Freezing is a unit operation widely applied as a conservation method of meat products, as fishburguer. It’s possible from experimental freezing curves and from application of mathematical models on these curves understand the freezing behavior of foods and optimize the process. The aim of this work was to perform theoretical study and computational modeling of the cooling and freezing process of the tilapia's fishburger from computational code on Maple®13 language. The experiments were conducted on conventional freezer with fast freeze function (H500, Electrolux). From experimental freezing curves were obtained parameters as freezing rate, air temperature inside the freezer and temperature in the fishburger's center measured by thermocouples of T type (Novus).

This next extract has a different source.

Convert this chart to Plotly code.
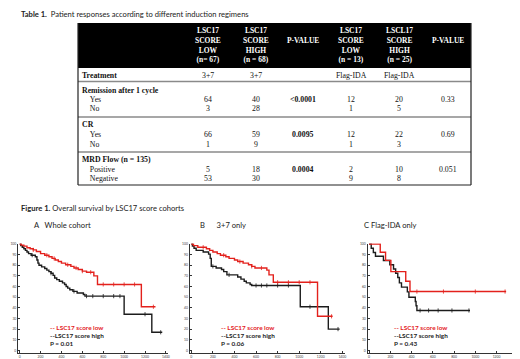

It was evaluated a mathematical model of distributed parameters, considering the fishburguer as a physical system that transfer heat by conduction and natural convection, beside uniform cooling and one-dimensional heat transfer. The physical properties were estimated from models which consider the composition of the product. The numerical method selected to solve the mathematical model was the line method of lines. This method consisted in transforming the partial differential equation to a set of ordinary differential equations which were solved by an algorithm develop in Maple®13. From the resolution of these equations, it was possible to simulate the temperature behavior as a function of fishburguer freezing time. The simulated curves that better fit the experimental curves and that showed the highest coefficient of determination (0.98) were obtained using convective coefficient of 12.6 W m-2 K-1. These results showed that the proposed phenomenological mathematical model fitted to the experimental data, so it simulated the tilapia's fishburguer freezing profile until the formation phase of ice crystals.